The task: Reproduce all the lines below exactly and omit the images.

==== Given data ====

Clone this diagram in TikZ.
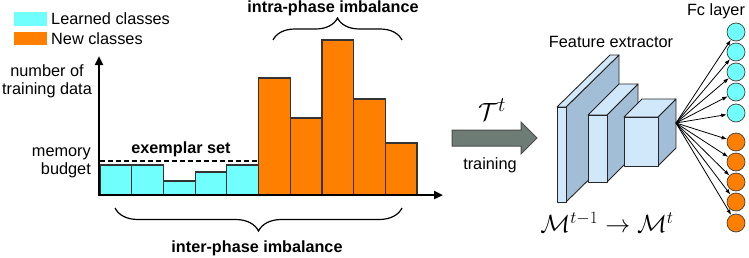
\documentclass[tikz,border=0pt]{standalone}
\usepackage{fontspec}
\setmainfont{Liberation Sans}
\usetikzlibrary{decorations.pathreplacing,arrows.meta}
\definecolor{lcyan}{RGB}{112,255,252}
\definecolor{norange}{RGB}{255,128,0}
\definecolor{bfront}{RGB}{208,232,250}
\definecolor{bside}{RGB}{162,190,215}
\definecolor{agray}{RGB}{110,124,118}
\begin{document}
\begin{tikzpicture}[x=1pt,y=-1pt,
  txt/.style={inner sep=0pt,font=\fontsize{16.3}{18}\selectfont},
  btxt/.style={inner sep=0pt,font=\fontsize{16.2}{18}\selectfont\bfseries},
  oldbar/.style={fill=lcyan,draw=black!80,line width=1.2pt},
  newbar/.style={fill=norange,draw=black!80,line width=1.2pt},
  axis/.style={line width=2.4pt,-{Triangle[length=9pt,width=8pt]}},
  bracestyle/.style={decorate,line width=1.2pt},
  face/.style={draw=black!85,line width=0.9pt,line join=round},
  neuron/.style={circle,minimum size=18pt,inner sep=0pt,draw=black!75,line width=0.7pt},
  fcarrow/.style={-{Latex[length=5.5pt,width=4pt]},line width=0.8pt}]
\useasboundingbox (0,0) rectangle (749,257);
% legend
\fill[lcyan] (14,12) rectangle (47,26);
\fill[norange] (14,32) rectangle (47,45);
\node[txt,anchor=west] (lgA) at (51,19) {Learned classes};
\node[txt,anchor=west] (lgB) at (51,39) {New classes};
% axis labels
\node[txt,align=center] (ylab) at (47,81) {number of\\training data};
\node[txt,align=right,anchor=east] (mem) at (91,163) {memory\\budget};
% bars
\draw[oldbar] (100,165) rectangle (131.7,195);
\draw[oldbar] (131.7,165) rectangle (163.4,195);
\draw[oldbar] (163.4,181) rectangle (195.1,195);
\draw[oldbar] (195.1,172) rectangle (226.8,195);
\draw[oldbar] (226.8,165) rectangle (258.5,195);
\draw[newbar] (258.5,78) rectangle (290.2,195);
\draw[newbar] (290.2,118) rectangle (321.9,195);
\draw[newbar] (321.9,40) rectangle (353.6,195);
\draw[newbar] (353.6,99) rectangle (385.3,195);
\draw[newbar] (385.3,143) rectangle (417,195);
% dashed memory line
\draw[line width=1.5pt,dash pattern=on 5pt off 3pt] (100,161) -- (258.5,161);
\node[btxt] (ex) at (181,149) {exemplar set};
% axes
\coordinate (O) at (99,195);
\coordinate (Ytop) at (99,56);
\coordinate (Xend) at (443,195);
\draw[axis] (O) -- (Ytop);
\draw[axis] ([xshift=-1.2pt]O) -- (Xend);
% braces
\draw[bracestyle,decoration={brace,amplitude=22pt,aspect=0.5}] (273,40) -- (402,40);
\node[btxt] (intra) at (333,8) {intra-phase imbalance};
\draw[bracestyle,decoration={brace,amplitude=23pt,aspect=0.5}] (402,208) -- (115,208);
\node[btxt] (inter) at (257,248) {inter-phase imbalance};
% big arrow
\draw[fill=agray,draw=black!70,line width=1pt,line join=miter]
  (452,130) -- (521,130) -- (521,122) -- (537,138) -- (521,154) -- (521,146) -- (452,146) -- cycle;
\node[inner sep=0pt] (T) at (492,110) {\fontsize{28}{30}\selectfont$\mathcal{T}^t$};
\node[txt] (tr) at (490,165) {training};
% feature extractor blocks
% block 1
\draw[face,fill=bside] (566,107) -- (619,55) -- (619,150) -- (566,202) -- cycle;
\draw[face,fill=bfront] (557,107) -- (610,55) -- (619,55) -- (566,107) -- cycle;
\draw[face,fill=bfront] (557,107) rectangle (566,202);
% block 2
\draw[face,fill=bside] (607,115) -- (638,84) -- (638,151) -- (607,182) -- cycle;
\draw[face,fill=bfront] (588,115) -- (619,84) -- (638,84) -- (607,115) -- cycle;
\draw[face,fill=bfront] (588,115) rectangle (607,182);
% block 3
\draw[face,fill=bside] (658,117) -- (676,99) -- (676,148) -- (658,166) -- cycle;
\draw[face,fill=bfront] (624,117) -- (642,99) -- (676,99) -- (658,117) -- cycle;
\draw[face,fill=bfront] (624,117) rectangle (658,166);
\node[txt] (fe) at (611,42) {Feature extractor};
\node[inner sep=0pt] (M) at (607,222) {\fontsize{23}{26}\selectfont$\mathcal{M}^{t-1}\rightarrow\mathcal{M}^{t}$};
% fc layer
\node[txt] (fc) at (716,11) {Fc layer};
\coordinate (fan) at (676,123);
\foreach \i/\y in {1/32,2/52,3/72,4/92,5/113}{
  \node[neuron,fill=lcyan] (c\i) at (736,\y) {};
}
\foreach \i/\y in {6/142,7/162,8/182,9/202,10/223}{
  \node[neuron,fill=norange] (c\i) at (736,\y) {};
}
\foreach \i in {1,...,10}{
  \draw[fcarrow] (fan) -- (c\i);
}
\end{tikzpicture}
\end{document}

====

Exercise solution:
Clone this diagram in TikZ.
\documentclass[tikz,border=0pt]{standalone}
\usepackage{fontspec}
\setmainfont{Liberation Sans}
\usetikzlibrary{decorations.pathreplacing,arrows.meta}
\definecolor{lcyan}{RGB}{112,255,252}
\definecolor{norange}{RGB}{255,128,0}
\definecolor{bfront}{RGB}{208,232,250}
\definecolor{bside}{RGB}{162,190,215}
\definecolor{agray}{RGB}{110,124,118}
\begin{document}
\begin{tikzpicture}[x=1pt,y=-1pt,
  txt/.style={inner sep=0pt,font=\fontsize{16.3}{18}\selectfont},
  btxt/.style={inner sep=0pt,font=\fontsize{16.2}{18}\selectfont\bfseries},
  oldbar/.style={fill=lcyan,draw=black!80,line width=1.2pt},
  newbar/.style={fill=norange,draw=black!80,line width=1.2pt},
  axis/.style={line width=2.4pt,-{Triangle[length=9pt,width=8pt]}},
  bracestyle/.style={decorate,line width=1.2pt},
  face/.style={draw=black!85,line width=0.9pt,line join=round},
  neuron/.style={circle,minimum size=18pt,inner sep=0pt,draw=black!75,line width=0.7pt},
  fcarrow/.style={-{Latex[length=5.5pt,width=4pt]},line width=0.8pt}]
\useasboundingbox (0,0) rectangle (749,257);
% legend
\fill[lcyan] (14,12) rectangle (47,26);
\fill[norange] (14,32) rectangle (47,45);
\node[txt,anchor=west] (lgA) at (51,19) {Learned classes};
\node[txt,anchor=west] (lgB) at (51,39) {New classes};
% axis labels
\node[txt,align=center] (ylab) at (47,81) {number of\\training data};
\node[txt,align=right,anchor=east] (mem) at (91,163) {memory\\budget};
% bars
\draw[oldbar] (100,165) rectangle (131.7,195);
\draw[oldbar] (131.7,165) rectangle (163.4,195);
\draw[oldbar] (163.4,181) rectangle (195.1,195);
\draw[oldbar] (195.1,172) rectangle (226.8,195);
\draw[oldbar] (226.8,165) rectangle (258.5,195);
\draw[newbar] (258.5,78) rectangle (290.2,195);
\draw[newbar] (290.2,118) rectangle (321.9,195);
\draw[newbar] (321.9,40) rectangle (353.6,195);
\draw[newbar] (353.6,99) rectangle (385.3,195);
\draw[newbar] (385.3,143) rectangle (417,195);
% dashed memory line
\draw[line width=1.5pt,dash pattern=on 5pt off 3pt] (100,161) -- (258.5,161);
\node[btxt] (ex) at (181,149) {exemplar set};
% axes
\coordinate (O) at (99,195);
\coordinate (Ytop) at (99,56);
\coordinate (Xend) at (443,195);
\draw[axis] (O) -- (Ytop);
\draw[axis] ([xshift=-1.2pt]O) -- (Xend);
% braces
\draw[bracestyle,decoration={brace,amplitude=22pt,aspect=0.5}] (273,40) -- (402,40);
\node[btxt] (intra) at (333,8) {intra-phase imbalance};
\draw[bracestyle,decoration={brace,amplitude=23pt,aspect=0.5}] (402,208) -- (115,208);
\node[btxt] (inter) at (257,248) {inter-phase imbalance};
% big arrow
\draw[fill=agray,draw=black!70,line width=1pt,line join=miter]
  (452,130) -- (521,130) -- (521,122) -- (537,138) -- (521,154) -- (521,146) -- (452,146) -- cycle;
\node[inner sep=0pt] (T) at (492,110) {\fontsize{28}{30}\selectfont$\mathcal{T}^t$};
\node[txt] (tr) at (490,165) {training};
% feature extractor blocks
% block 1
\draw[face,fill=bside] (566,107) -- (619,55) -- (619,150) -- (566,202) -- cycle;
\draw[face,fill=bfront] (557,107) -- (610,55) -- (619,55) -- (566,107) -- cycle;
\draw[face,fill=bfront] (557,107) rectangle (566,202);
% block 2
\draw[face,fill=bside] (607,115) -- (638,84) -- (638,151) -- (607,182) -- cycle;
\draw[face,fill=bfront] (588,115) -- (619,84) -- (638,84) -- (607,115) -- cycle;
\draw[face,fill=bfront] (588,115) rectangle (607,182);
% block 3
\draw[face,fill=bside] (658,117) -- (676,99) -- (676,148) -- (658,166) -- cycle;
\draw[face,fill=bfront] (624,117) -- (642,99) -- (676,99) -- (658,117) -- cycle;
\draw[face,fill=bfront] (624,117) rectangle (658,166);
\node[txt] (fe) at (611,42) {Feature extractor};
\node[inner sep=0pt] (M) at (607,222) {\fontsize{23}{26}\selectfont$\mathcal{M}^{t-1}\rightarrow\mathcal{M}^{t}$};
% fc layer
\node[txt] (fc) at (716,11) {Fc layer};
\coordinate (fan) at (676,123);
\foreach \i/\y in {1/32,2/52,3/72,4/92,5/113}{
  \node[neuron,fill=lcyan] (c\i) at (736,\y) {};
}
\foreach \i/\y in {6/142,7/162,8/182,9/202,10/223}{
  \node[neuron,fill=norange] (c\i) at (736,\y) {};
}
\foreach \i in {1,...,10}{
  \draw[fcarrow] (fan) -- (c\i);
}
\end{tikzpicture}
\end{document}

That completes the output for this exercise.